» **Supplied material**
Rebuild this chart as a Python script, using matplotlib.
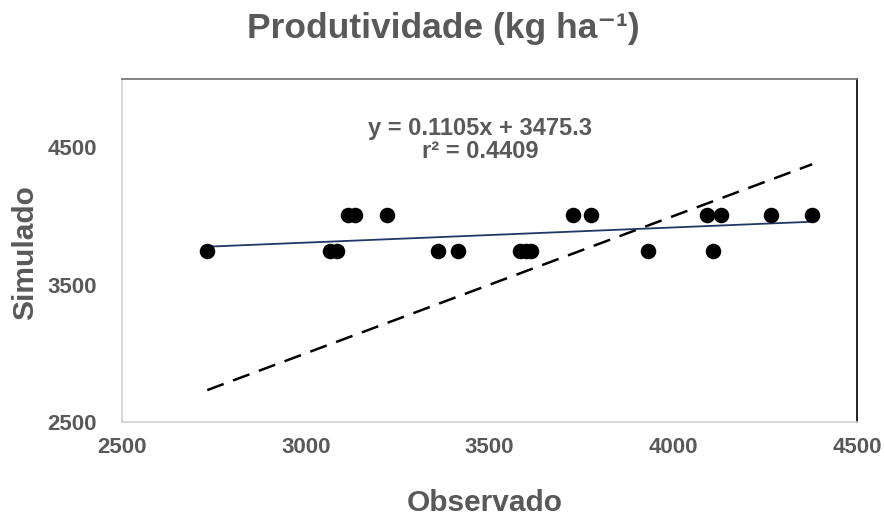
import numpy as np
import matplotlib.pyplot as plt

plt.rcParams['font.family'] = ['Liberation Sans', 'DejaVu Sans']

# observed vs simulated yield (kg/ha)
obs_low = [2732, 3066, 3084, 3359, 3415, 3583, 3600, 3612, 3931, 4108]
sim_low = [3744, 3744, 3744, 3744, 3744, 3744, 3744, 3744, 3744, 3744]
obs_high = [3115, 3134, 3221, 3726, 3776, 4091, 4129, 4266, 4378]
sim_high = [4005, 4005, 4005, 4005, 4005, 4005, 4005, 4005, 4005]

slope = 0.1105
intercept = 3475.3
r2 = 0.4409

xticks = [2500, 3000, 3500, 4000, 4500]
yticks = [2500, 3500, 4500]

gray = '#595959'

fig = plt.figure(figsize=(8.84, 5.19), dpi=100)
ax = fig.add_axes([0.138, 0.187, 0.8315, 0.661])

obs = obs_low + obs_high
sim = sim_low + sim_high
xmin, xmax = min(obs), max(obs)

# 1:1 line
ax.plot([xmin, xmax], [xmin, xmax], color='black', lw=1.8, ls=(0, (7, 4)), zorder=2)
# fitted line
xf = np.array([xmin, xmax])
ax.plot(xf, slope * xf + intercept, color='#203864', lw=1.3, zorder=3)

ax.scatter(obs, sim, s=125, color='black', zorder=4, linewidths=0)

ax.set_xlim(2500, 4500)
ax.set_ylim(2500, 5000)
ax.set_xticks(xticks)
ax.set_yticks(yticks)
ax.tick_params(length=0, labelsize=16, labelcolor=gray)
ax.tick_params(axis='x', pad=11)
ax.tick_params(axis='y', pad=18)
for lab in ax.get_xticklabels() + ax.get_yticklabels():
    lab.set_fontweight('bold')

ax.spines['left'].set_color('#d0d0d0')
ax.spines['bottom'].set_color('#d0d0d0')
ax.spines['top'].set_color('#707070')
ax.spines['right'].set_color('black')
for s in ax.spines.values():
    s.set_linewidth(1.2)

ax.text(0.487, 0.822, 'y = %.4fx + %.1f\nr² = %.4f' % (slope, intercept, r2),
        transform=ax.transAxes, ha='center', va='center', fontsize=17,
        fontweight='bold', color=gray, linespacing=1.0)

fig.text(0.501, 0.945, 'Produtividade (kg ha⁻¹)', ha='center', va='center',
         fontsize=25.5, fontweight='bold', color=gray)
fig.text(0.028, 0.514, 'Simulado', rotation=90, ha='center', va='center',
         fontsize=21.5, fontweight='bold', color=gray)
fig.text(0.548, 0.03, 'Observado', ha='center', va='center',
         fontsize=21.5, fontweight='bold', color=gray)

fig.savefig('out.png', dpi=100)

» **Exercise task**
With the pictures left out, restate word for word every line of the data above, from the first down to the line that contains "fontweight='bold', color=gray, linespacing=1.0)".

» **Task answer**
Rebuild this chart as a Python script, using matplotlib.
import numpy as np
import matplotlib.pyplot as plt

plt.rcParams['font.family'] = ['Liberation Sans', 'DejaVu Sans']

# observed vs simulated yield (kg/ha)
obs_low = [2732, 3066, 3084, 3359, 3415, 3583, 3600, 3612, 3931, 4108]
sim_low = [3744, 3744, 3744, 3744, 3744, 3744, 3744, 3744, 3744, 3744]
obs_high = [3115, 3134, 3221, 3726, 3776, 4091, 4129, 4266, 4378]
sim_high = [4005, 4005, 4005, 4005, 4005, 4005, 4005, 4005, 4005]

slope = 0.1105
intercept = 3475.3
r2 = 0.4409

xticks = [2500, 3000, 3500, 4000, 4500]
yticks = [2500, 3500, 4500]

gray = '#595959'

fig = plt.figure(figsize=(8.84, 5.19), dpi=100)
ax = fig.add_axes([0.138, 0.187, 0.8315, 0.661])

obs = obs_low + obs_high
sim = sim_low + sim_high
xmin, xmax = min(obs), max(obs)

# 1:1 line
ax.plot([xmin, xmax], [xmin, xmax], color='black', lw=1.8, ls=(0, (7, 4)), zorder=2)
# fitted line
xf = np.array([xmin, xmax])
ax.plot(xf, slope * xf + intercept, color='#203864', lw=1.3, zorder=3)

ax.scatter(obs, sim, s=125, color='black', zorder=4, linewidths=0)

ax.set_xlim(2500, 4500)
ax.set_ylim(2500, 5000)
ax.set_xticks(xticks)
ax.set_yticks(yticks)
ax.tick_params(length=0, labelsize=16, labelcolor=gray)
ax.tick_params(axis='x', pad=11)
ax.tick_params(axis='y', pad=18)
for lab in ax.get_xticklabels() + ax.get_yticklabels():
    lab.set_fontweight('bold')

ax.spines['left'].set_color('#d0d0d0')
ax.spines['bottom'].set_color('#d0d0d0')
ax.spines['top'].set_color('#707070')
ax.spines['right'].set_color('black')
for s in ax.spines.values():
    s.set_linewidth(1.2)

ax.text(0.487, 0.822, 'y = %.4fx + %.1f\nr² = %.4f' % (slope, intercept, r2),
        transform=ax.transAxes, ha='center', va='center', fontsize=17,
        fontweight='bold', color=gray, linespacing=1.0)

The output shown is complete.